Dataset section:
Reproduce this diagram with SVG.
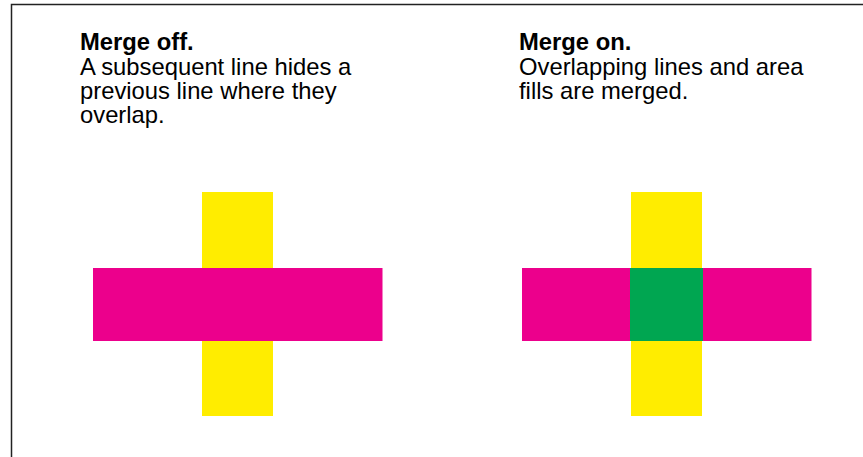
<svg xmlns="http://www.w3.org/2000/svg" width="863" height="457" viewBox="0 0 863 457">
<style>
text{font-family:"Liberation Sans",Arial,sans-serif;font-size:23.8px;fill:#000}
.b{font-weight:bold}
.y{fill:#FFED00}
.m{fill:#EC008C}
.g{fill:#00A651}
</style>
<rect width="863" height="457" fill="#fff"/>
<path d="M11.5,457 V4.5 H863" fill="none" stroke="#222" stroke-width="1.5"/>
<g id="left-caption">
<text x="80" y="50" class="b">Merge off.</text>
<text x="80" y="75">A subsequent line hides a</text>
<text x="80" y="99">previous line where they</text>
<text x="80" y="123">overlap.</text>
</g>
<g id="right-caption">
<text x="519" y="50" class="b">Merge on.</text>
<text x="519" y="75">Overlapping lines and area</text>
<text x="519" y="99">fills are merged.</text>
</g>
<g id="merge-off">
<rect class="y" x="202" y="192" width="71" height="224"/>
<rect class="m" x="93" y="268" width="289.5" height="73"/>
</g>
<g id="merge-on">
<rect class="y" x="631" y="192" width="71" height="224"/>
<rect class="m" x="522" y="268" width="289.5" height="73"/>
<rect class="g" x="630" y="268" width="73" height="73"/>
</g>
</svg>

Problem: All of the lines above should be retyped precisely, apart from the pictures.

Output:
Reproduce this diagram with SVG.
<svg xmlns="http://www.w3.org/2000/svg" width="863" height="457" viewBox="0 0 863 457">
<style>
text{font-family:"Liberation Sans",Arial,sans-serif;font-size:23.8px;fill:#000}
.b{font-weight:bold}
.y{fill:#FFED00}
.m{fill:#EC008C}
.g{fill:#00A651}
</style>
<rect width="863" height="457" fill="#fff"/>
<path d="M11.5,457 V4.5 H863" fill="none" stroke="#222" stroke-width="1.5"/>
<g id="left-caption">
<text x="80" y="50" class="b">Merge off.</text>
<text x="80" y="75">A subsequent line hides a</text>
<text x="80" y="99">previous line where they</text>
<text x="80" y="123">overlap.</text>
</g>
<g id="right-caption">
<text x="519" y="50" class="b">Merge on.</text>
<text x="519" y="75">Overlapping lines and area</text>
<text x="519" y="99">fills are merged.</text>
</g>
<g id="merge-off">
<rect class="y" x="202" y="192" width="71" height="224"/>
<rect class="m" x="93" y="268" width="289.5" height="73"/>
</g>
<g id="merge-on">
<rect class="y" x="631" y="192" width="71" height="224"/>
<rect class="m" x="522" y="268" width="289.5" height="73"/>
<rect class="g" x="630" y="268" width="73" height="73"/>
</g>
</svg>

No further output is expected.